First Live Tissue Artery Transplant
January 22, 2009 No Comments
A United Kingdom patient suffering from arterial disease has become the first person in the country to receive a life saving artery transplant using live human artery tissue flown in specially from the United States.
John Young suffered years of ill health and three major cardiac operations due to suffering from arterial disease which left him close to death. Mr Young required a replacement of the Aorta, which is the main artery coming from the base of the heart and the two branches coming from it which feed the left and right hand side of the body.
In an interview broadcast on British television today, Mr young stated ’sometimes when you’re in hospital and they clean up wounds you scream out – but i never felt like that. I felt down, and I didn’t feel well, but I wasn’t in violent pain’. This is a little known, and interesting insight into the type of pain that arterial disease causes.

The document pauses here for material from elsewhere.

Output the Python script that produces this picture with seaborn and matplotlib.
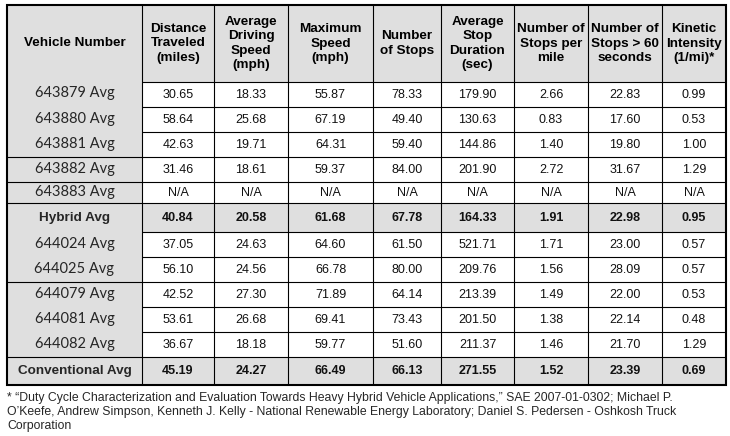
import numpy as np
import pandas as pd
import matplotlib.pyplot as plt
from matplotlib.colors import ListedColormap
import seaborn as sns

# table data
vehicles = ["643879 Avg", "643880 Avg", "643881 Avg", "643882 Avg", "643883 Avg", "Hybrid Avg",
            "644024 Avg", "644025 Avg", "644079 Avg", "644081 Avg", "644082 Avg", "Conventional Avg"]
headers = ["Vehicle Number", "Distance\nTraveled\n(miles)", "Average\nDriving\nSpeed\n(mph)",
           "Maximum\nSpeed\n(mph)", "Number\nof Stops", "Average\nStop\nDuration\n(sec)",
           "Number of\nStops per\nmile", "Number of\nStops > 60\nseconds", "Kinetic\nIntensity\n(1/mi)*"]
nan = np.nan
distance = [30.65, 58.64, 42.63, 31.46, nan, 40.84, 37.05, 56.10, 42.52, 53.61, 36.67, 45.19]
avg_speed = [18.33, 25.68, 19.71, 18.61, nan, 20.58, 24.63, 24.56, 27.30, 26.68, 18.18, 24.27]
max_speed = [55.87, 67.19, 64.31, 59.37, nan, 61.68, 64.60, 66.78, 71.89, 69.41, 59.77, 66.49]
stops = [78.33, 49.40, 59.40, 84.00, nan, 67.78, 61.50, 80.00, 64.14, 73.43, 51.60, 66.13]
stop_duration = [179.90, 130.63, 144.86, 201.90, nan, 164.33, 521.71, 209.76, 213.39, 201.50, 211.37, 271.55]
stops_per_mile = [2.66, 0.83, 1.40, 2.72, nan, 1.91, 1.71, 1.56, 1.49, 1.38, 1.46, 1.52]
stops_over_60 = [22.83, 17.60, 19.80, 31.67, nan, 22.98, 23.00, 28.09, 22.00, 22.14, 21.70, 23.39]
kinetic = [0.99, 0.53, 1.00, 1.29, nan, 0.95, 0.57, 0.57, 0.53, 0.48, 1.29, 0.69]
summary_rows = ["Hybrid Avg", "Conventional Avg"]
footnote = ("* \u201cDuty Cycle Characterization and Evaluation Towards Heavy Hybrid Vehicle Applications,\u201d "
            "SAE 2007-01-0302; Michael P.\nO\u2019Keefe, Andrew Simpson, Kenneth J. Kelly - National Renewable "
            "Energy Laboratory; Daniel S. Pedersen - Oshkosh Truck\nCorporation")

df = pd.DataFrame({
    headers[1]: distance, headers[2]: avg_speed, headers[3]: max_speed, headers[4]: stops,
    headers[5]: stop_duration, headers[6]: stops_per_mile, headers[7]: stops_over_60, headers[8]: kinetic,
}, index=vehicles)

# layout (pixels)
col_edges = np.array([7, 142, 214, 288, 373, 441, 514, 588, 662, 726])
row_edges = np.array([5, 82, 107, 132, 157, 182, 203, 232, 257, 282, 307, 332, 357, 385])
full_lines_above = ["643882 Avg", "643883 Avg", "Hybrid Avg", "644079 Avg", "Conventional Avg"]
grey = "#dfdfdf"

sns.set_theme(style="white")
plt.rcParams['font.family'] = ['Liberation Sans', 'DejaVu Sans']

fig = plt.figure(figsize=(7.3, 4.36), dpi=100)
ax = fig.add_axes([0, 0, 1, 1])
ax.set_xlim(0, 730)
ax.set_ylim(436, 0)
ax.axis('off')

# cell shading
shade = np.zeros((len(vehicles) + 1, len(headers)))
shade[0, :] = 1
shade[:, 0] = 1
for i, v in enumerate(vehicles):
    if v in summary_rows:
        shade[i + 1, :] = 1
ax.pcolormesh(col_edges, row_edges, shade, cmap=ListedColormap(["white", grey]), vmin=0, vmax=1)

# grid lines
lw = 0.8
for x in col_edges[1:-1]:
    ax.plot([x, x], [row_edges[0], row_edges[-1]], color="black", lw=lw)
for i, v in enumerate(vehicles):
    y = row_edges[i + 1]
    x0 = col_edges[0] if v in full_lines_above else col_edges[1]
    ax.plot([x0, col_edges[-1]], [y, y], color="black", lw=lw)
ax.add_patch(plt.Rectangle((col_edges[0], row_edges[0]), col_edges[-1] - col_edges[0],
                           row_edges[-1] - row_edges[0], fill=False, ec="black", lw=1.5))

# header text
xc = (col_edges[:-1] + col_edges[1:]) / 2
yc = (row_edges[:-1] + row_edges[1:]) / 2
for j, h in enumerate(headers):
    ax.text(xc[j], yc[0], h, ha="center", va="center", fontsize=9.7, fontweight="bold",
            linespacing=1.25, color="black")

# body text
for i, v in enumerate(vehicles):
    bold = v in summary_rows
    if bold:
        ax.text(xc[0], yc[i + 1], v, ha="center", va="center", fontsize=9.7, fontweight="bold")
    else:
        ax.text(xc[0], yc[i + 1] - 1, v, ha="center", va="center", fontsize=10.5, family="Lato")
    for j, val in enumerate(df.loc[v].values):
        s = "N/A" if np.isnan(val) else f"{val:.2f}"
        ax.text(xc[j + 1], yc[i + 1], s, ha="center", va="center", fontsize=9,
                fontweight="bold" if bold else "normal", color="#111111")

ax.text(col_edges[0], 392, footnote, ha="left", va="top", fontsize=8.8, linespacing=1.22)

fig.savefig("out.png", dpi=100)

Normally, surgeons would use use synthetic material to replace damaged arteries, but in this case that was not possible, for medical reasons. Instead, live human tissue donated from a donor in America was flown in specially, and was used in a ground breaking 9 hour operation at St. Richard’s Hospital in Chichester, England – the first of it’s kind in the country.
In an interview given to the BBC, the Consultant Vascular Surgeon who led the British operation, Mr. Hany Hafez commented ‘I feel privileged to have received the necessary support to allow us to do this. Without the system supporting the team, it would not have worked’.
Just two weeks after the operation, the patient is back at home and well on the road to recovery.
The operation cost over $150,000, but is seen as being ‘well worth it’ as Mr Young would have almost certainly died imminently without it.